I’ve tried to use Okapi Tikal with tags but in many places I have broken or absent tags after translation.

Many thanks!

One possibility is to do this as a pre and postprocessing step, not passing the markup to the network at all. So you remove the markup from source before you pass it to the decoder and reinsert markup on the target side after decoding. You can do that using tools from m4loc like reinsert_wordalign.pm which takes a tokenized source segment with inline markup and the tokenized target, and reinserts the markup into the target on the basis of source segment-target segment alignment. This latter can be computed on the fly using force_align.py from the fast_align package (you will also need atools and fast_align itself). For this to work, during training you have to train forward and reverse alignment from you training data (tokenized and without markup, the same as you would use to train your network). You will find detailed usage info in the scripts. After reinsertion you can use fix_markup_ws.pm from m4loc to fix some whitespacing issues.

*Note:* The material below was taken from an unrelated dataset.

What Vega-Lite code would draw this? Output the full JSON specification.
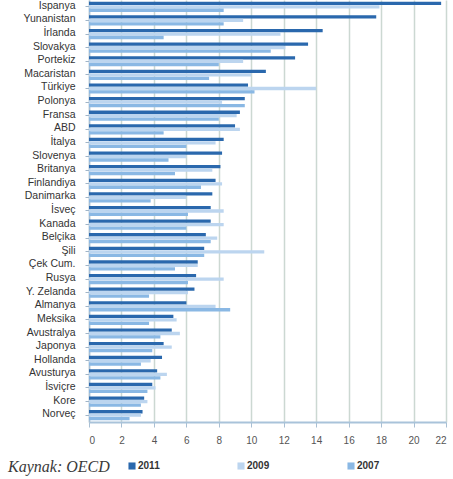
{
  "$schema": "https://vega.github.io/schema/vega-lite/v6.json",
  "autosize": {"type": "none"},
  "padding": {"left": 89, "top": 0, "right": 7, "bottom": 57},
  "width": 357,
  "height": 422,
  "background": "white",
  "config": {"view": {"stroke": null}},
  "title": {
    "text": "Kaynak: OECD",
    "orient": "bottom",
    "anchor": "start",
    "frame": "group",
    "dx": -81,
    "offset": -12,
    "font": "Liberation Serif",
    "fontStyle": "italic",
    "fontWeight": "normal",
    "fontSize": 16,
    "color": "#3a3a3a"
  },
  "data": {
    "values": [
      {"country": "İspanya", "year": "2011", "value": 21.7},
      {"country": "İspanya", "year": "2009", "value": 17.9},
      {"country": "İspanya", "year": "2007", "value": 8.3},
      {"country": "Yunanistan", "year": "2011", "value": 17.7},
      {"country": "Yunanistan", "year": "2009", "value": 9.5},
      {"country": "Yunanistan", "year": "2007", "value": 8.3},
      {"country": "İrlanda", "year": "2011", "value": 14.4},
      {"country": "İrlanda", "year": "2009", "value": 11.8},
      {"country": "İrlanda", "year": "2007", "value": 4.6},
      {"country": "Slovakya", "year": "2011", "value": 13.5},
      {"country": "Slovakya", "year": "2009", "value": 12.1},
      {"country": "Slovakya", "year": "2007", "value": 11.2},
      {"country": "Portekiz", "year": "2011", "value": 12.7},
      {"country": "Portekiz", "year": "2009", "value": 9.5},
      {"country": "Portekiz", "year": "2007", "value": 8.0},
      {"country": "Macaristan", "year": "2011", "value": 10.9},
      {"country": "Macaristan", "year": "2009", "value": 10.0},
      {"country": "Macaristan", "year": "2007", "value": 7.4},
      {"country": "Türkiye", "year": "2011", "value": 9.8},
      {"country": "Türkiye", "year": "2009", "value": 14.0},
      {"country": "Türkiye", "year": "2007", "value": 10.2},
      {"country": "Polonya", "year": "2011", "value": 9.6},
      {"country": "Polonya", "year": "2009", "value": 8.2},
      {"country": "Polonya", "year": "2007", "value": 9.6},
      {"country": "Fransa", "year": "2011", "value": 9.3},
      {"country": "Fransa", "year": "2009", "value": 9.1},
      {"country": "Fransa", "year": "2007", "value": 8.0},
      {"country": "ABD", "year": "2011", "value": 9.0},
      {"country": "ABD", "year": "2009", "value": 9.3},
      {"country": "ABD", "year": "2007", "value": 4.6},
      {"country": "İtalya", "year": "2011", "value": 8.3},
      {"country": "İtalya", "year": "2009", "value": 7.8},
      {"country": "İtalya", "year": "2007", "value": 6.0},
      {"country": "Slovenya", "year": "2011", "value": 8.2},
      {"country": "Slovenya", "year": "2009", "value": 6.0},
      {"country": "Slovenya", "year": "2007", "value": 4.9},
      {"country": "Britanya", "year": "2011", "value": 8.1},
      {"country": "Britanya", "year": "2009", "value": 7.6},
      {"country": "Britanya", "year": "2007", "value": 5.3},
      {"country": "Finlandiya", "year": "2011", "value": 7.8},
      {"country": "Finlandiya", "year": "2009", "value": 8.2},
      {"country": "Finlandiya", "year": "2007", "value": 6.9},
      {"country": "Danimarka", "year": "2011", "value": 7.6},
      {"country": "Danimarka", "year": "2009", "value": 6.0},
      {"country": "Danimarka", "year": "2007", "value": 3.8},
      {"country": "İsveç", "year": "2011", "value": 7.5},
      {"country": "İsveç", "year": "2009", "value": 8.3},
      {"country": "İsveç", "year": "2007", "value": 6.1},
      {"country": "Kanada", "year": "2011", "value": 7.5},
      {"country": "Kanada", "year": "2009", "value": 8.3},
      {"country": "Kanada", "year": "2007", "value": 6.0},
      {"country": "Belçika", "year": "2011", "value": 7.2},
      {"country": "Belçika", "year": "2009", "value": 7.9},
      {"country": "Belçika", "year": "2007", "value": 7.5},
      {"country": "Şili", "year": "2011", "value": 7.1},
      {"country": "Şili", "year": "2009", "value": 10.8},
      {"country": "Şili", "year": "2007", "value": 7.1},
      {"country": "Çek Cum.", "year": "2011", "value": 6.7},
      {"country": "Çek Cum.", "year": "2009", "value": 6.7},
      {"country": "Çek Cum.", "year": "2007", "value": 5.3},
      {"country": "Rusya", "year": "2011", "value": 6.6},
      {"country": "Rusya", "year": "2009", "value": 8.3},
      {"country": "Rusya", "year": "2007", "value": 6.1},
      {"country": "Y. Zelanda", "year": "2011", "value": 6.5},
      {"country": "Y. Zelanda", "year": "2009", "value": 6.1},
      {"country": "Y. Zelanda", "year": "2007", "value": 3.7},
      {"country": "Almanya", "year": "2011", "value": 6.0},
      {"country": "Almanya", "year": "2009", "value": 7.8},
      {"country": "Almanya", "year": "2007", "value": 8.7},
      {"country": "Meksika", "year": "2011", "value": 5.2},
      {"country": "Meksika", "year": "2009", "value": 5.4},
      {"country": "Meksika", "year": "2007", "value": 3.7},
      {"country": "Avustralya", "year": "2011", "value": 5.1},
      {"country": "Avustralya", "year": "2009", "value": 5.6},
      {"country": "Avustralya", "year": "2007", "value": 4.4},
      {"country": "Japonya", "year": "2011", "value": 4.6},
      {"country": "Japonya", "year": "2009", "value": 5.1},
      {"country": "Japonya", "year": "2007", "value": 3.9},
      {"country": "Hollanda", "year": "2011", "value": 4.5},
      {"country": "Hollanda", "year": "2009", "value": 3.8},
      {"country": "Hollanda", "year": "2007", "value": 3.2},
      {"country": "Avusturya", "year": "2011", "value": 4.2},
      {"country": "Avusturya", "year": "2009", "value": 4.8},
      {"country": "Avusturya", "year": "2007", "value": 4.4},
      {"country": "İsviçre", "year": "2011", "value": 3.9},
      {"country": "İsviçre", "year": "2009", "value": 4.1},
      {"country": "İsviçre", "year": "2007", "value": 3.6},
      {"country": "Kore", "year": "2011", "value": 3.4},
      {"country": "Kore", "year": "2009", "value": 3.6},
      {"country": "Kore", "year": "2007", "value": 3.2},
      {"country": "Norveç", "year": "2011", "value": 3.3},
      {"country": "Norveç", "year": "2009", "value": 3.2},
      {"country": "Norveç", "year": "2007", "value": 2.5}
    ]
  },
  "mark": {"type": "bar"},
  "encoding": {
    "y": {
      "field": "country",
      "type": "nominal",
      "sort": null,
      "scale": {"paddingInner": 0.25, "paddingOuter": 0.125},
      "axis": {
        "title": null,
        "labelFont": "Liberation Sans",
        "labelFontSize": 10.5,
        "labelColor": "#333333",
        "labelPadding": 10,
        "labelOffset": -1,
        "tickSize": 4,
        "tickColor": "#9fb4c8",
        "domainColor": "#a9bfd3",
        "domainWidth": 1.5,
        "grid": false
      }
    },
    "x": {
      "field": "value",
      "type": "quantitative",
      "scale": {"domain": [0, 22], "nice": false},
      "axis": {
        "title": null,
        "values": [0, 2, 4, 6, 8, 10, 12, 14, 16, 18, 20, 22],
        "labelFont": "Liberation Sans",
        "labelFontSize": 10,
        "labelColor": "#555555",
        "labelPadding": 8,
        "tickSize": 5,
        "tickColor": "#a9bfd3",
        "domainColor": "#a9c3da",
        "domainWidth": 2,
        "grid": true,
        "gridColor": "#ccd8d2",
        "gridWidth": 1.5
      }
    },
    "yOffset": {
      "field": "year",
      "type": "nominal",
      "sort": ["2011", "2009", "2007"],
      "scale": {"paddingInner": 0.05}
    },
    "color": {
      "field": "year",
      "type": "nominal",
      "sort": ["2011", "2009", "2007"],
      "scale": {"domain": ["2011", "2009", "2007"], "range": ["#2a68ad", "#bcd5ef", "#8ab8e4"]},
      "legend": {
        "title": null,
        "orient": "none",
        "legendX": 38,
        "legendY": 461,
        "direction": "horizontal",
        "columns": 3,
        "columnPadding": 76,
        "symbolType": "square",
        "symbolSize": 50,
        "symbolStrokeWidth": 0,
        "labelFont": "Liberation Sans",
        "labelFontSize": 10,
        "labelFontWeight": "bold",
        "labelColor": "#333333",
        "labelOffset": 1
      }
    }
  }
}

Perhaps you can even use the soft alignment from the decoder itself, I don’t know which might be better for this task.

1 Like

Thanks for idea !

Hi there,
Any clues how formatting of source and target sentences should be? I can’t find any useful information in m4loc on how these sentences should look or how to handle inline tags. I would appreciate some visual example.
Thanks

For example, you have a source file in docx format. You can use tikal to convert it into raw text with formatting stored in inline tags:
tikal.sh -fc okf_openxml -xm -seg segmentation_rules.srx source.docx -to source.mos

This way you get segments like this:

<x id="1"/><x id="2"/>In general and, more specifically,... enteritis due to <g id="3">Yersinia enterocolitica</g> or <g id="4">Yersinia pseudotuberculosis </g>and healthcare<x id="5"/>associated infections.

You send the content of the source.mos file to the decoder after removing the markup and reinsert the markup on the target side (target.mos file):

<x id="1"/><x id="2"/>En général et plus spécifiquement, l’entérite due à <g id="3">Yersinia enterocolitica</g> ou <g id="4">Yersinia pseudotuberculosis </g>et les infections<x id="5"/> associées aux soins.

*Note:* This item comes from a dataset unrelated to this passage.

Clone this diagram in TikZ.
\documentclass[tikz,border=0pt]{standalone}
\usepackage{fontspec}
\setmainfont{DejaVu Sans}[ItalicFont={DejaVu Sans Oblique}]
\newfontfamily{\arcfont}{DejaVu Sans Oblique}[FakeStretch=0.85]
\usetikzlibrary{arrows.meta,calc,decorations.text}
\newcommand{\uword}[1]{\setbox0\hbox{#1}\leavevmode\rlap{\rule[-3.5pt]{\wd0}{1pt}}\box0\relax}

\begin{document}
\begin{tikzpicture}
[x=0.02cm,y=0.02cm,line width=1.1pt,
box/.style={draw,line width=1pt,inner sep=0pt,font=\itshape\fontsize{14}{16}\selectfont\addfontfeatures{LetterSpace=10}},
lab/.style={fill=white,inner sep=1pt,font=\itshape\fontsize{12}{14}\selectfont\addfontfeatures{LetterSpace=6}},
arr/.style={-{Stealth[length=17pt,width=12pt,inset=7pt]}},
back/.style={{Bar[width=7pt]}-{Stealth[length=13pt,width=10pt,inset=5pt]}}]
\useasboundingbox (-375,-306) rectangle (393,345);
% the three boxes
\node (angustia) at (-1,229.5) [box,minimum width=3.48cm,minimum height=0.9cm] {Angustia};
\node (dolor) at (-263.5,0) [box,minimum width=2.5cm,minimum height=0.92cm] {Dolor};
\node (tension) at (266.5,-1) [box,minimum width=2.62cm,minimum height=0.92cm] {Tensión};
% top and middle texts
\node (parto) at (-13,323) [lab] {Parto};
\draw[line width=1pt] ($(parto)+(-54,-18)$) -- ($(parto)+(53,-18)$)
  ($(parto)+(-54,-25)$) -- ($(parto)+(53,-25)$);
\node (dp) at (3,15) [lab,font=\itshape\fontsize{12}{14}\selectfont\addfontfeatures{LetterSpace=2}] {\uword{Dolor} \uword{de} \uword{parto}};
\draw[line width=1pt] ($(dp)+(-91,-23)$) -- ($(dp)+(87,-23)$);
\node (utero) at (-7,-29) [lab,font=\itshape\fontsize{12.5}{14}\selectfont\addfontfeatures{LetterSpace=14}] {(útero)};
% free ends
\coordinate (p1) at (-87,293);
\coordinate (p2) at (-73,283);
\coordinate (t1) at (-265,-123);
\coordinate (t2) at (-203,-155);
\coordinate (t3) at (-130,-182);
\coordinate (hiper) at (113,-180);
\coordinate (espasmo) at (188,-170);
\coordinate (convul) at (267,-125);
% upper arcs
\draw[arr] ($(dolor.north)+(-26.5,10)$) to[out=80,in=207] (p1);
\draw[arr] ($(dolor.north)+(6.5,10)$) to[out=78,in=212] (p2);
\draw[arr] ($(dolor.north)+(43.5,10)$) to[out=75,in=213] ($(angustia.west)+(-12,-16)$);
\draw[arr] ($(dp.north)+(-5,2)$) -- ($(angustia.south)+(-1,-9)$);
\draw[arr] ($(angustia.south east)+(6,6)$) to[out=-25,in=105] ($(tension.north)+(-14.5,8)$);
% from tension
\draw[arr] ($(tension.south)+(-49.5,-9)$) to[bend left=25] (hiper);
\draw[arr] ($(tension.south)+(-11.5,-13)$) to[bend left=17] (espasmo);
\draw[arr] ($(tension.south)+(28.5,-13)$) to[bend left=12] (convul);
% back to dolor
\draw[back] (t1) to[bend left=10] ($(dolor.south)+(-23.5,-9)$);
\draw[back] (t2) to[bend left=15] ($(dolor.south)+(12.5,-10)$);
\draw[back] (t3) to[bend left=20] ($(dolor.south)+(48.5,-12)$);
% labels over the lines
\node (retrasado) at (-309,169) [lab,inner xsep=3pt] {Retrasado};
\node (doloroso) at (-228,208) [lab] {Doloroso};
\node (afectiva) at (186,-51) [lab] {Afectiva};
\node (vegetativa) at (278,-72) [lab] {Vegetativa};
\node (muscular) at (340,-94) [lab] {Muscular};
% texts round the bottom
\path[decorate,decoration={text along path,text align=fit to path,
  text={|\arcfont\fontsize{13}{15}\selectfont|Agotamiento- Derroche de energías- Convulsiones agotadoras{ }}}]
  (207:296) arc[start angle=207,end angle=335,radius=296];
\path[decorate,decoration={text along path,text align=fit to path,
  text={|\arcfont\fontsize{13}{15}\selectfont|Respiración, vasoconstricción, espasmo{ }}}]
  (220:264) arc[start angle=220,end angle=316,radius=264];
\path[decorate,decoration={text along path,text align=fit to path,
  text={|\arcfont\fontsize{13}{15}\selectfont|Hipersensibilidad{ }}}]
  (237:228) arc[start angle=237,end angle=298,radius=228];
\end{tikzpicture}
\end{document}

The you can use tikal again to convert the target into docx with the formatting:
tikal.sh -lm source.docx -fc okf_openxml -sl en -ie utf8 -oe utf8 -overtrg -from target.mos -seg segmentation_rules.srx

Thanks! How do I send source text to the decoder? Just removing all tags and sending all text together, or sending chunks of text (for instance, sentences)?

One segment/sentence per line, either as an input file or stdin, depending on the decoder. OpenNMT translate.lua takes it as a file argument of -src (I think).

It’s clear now. Thanks for your time!

Hi,
One last thing! You said:

This latter can be computed on the fly using force_align.py from the fast_align 4 package (you will also need atools and fast_align itself). For this to work, during training you have to train forward and reverse alignment from you training data (tokenized and without markup, the same as you would use to train your network).

How do I get this to work? I guess I need the parallel corpus to train the model. How do I get the alignment of a given new sentence after fast_align has been trained? force_align.py asks for fwd_params and rev_params but I don’t know what they mean.

Thanks

You’ll get these files after you train with fast_align, one run for fwd_params and one for rev_params, eg.:
fast_align -i <input> -d -v -o -p fwd_params > fwd_align
fast_align -i <input> -r d -v -o -p rev_params > rev_align

tikal.sh -fc okf_openxml -xm -seg segmentation_rules.srx source.docx -to source.mos

Which are the segmentation rules used here?

There are sample rulesets in the tikal bundle, in the config directory, or you might build them for yourself.

Thanks for your time!

Hi,
Any more tools or ideas for reinserting inline tags apart from m4loc tool? m4loc seems to misplace some tags and therefore messing up tikal when recovering the document.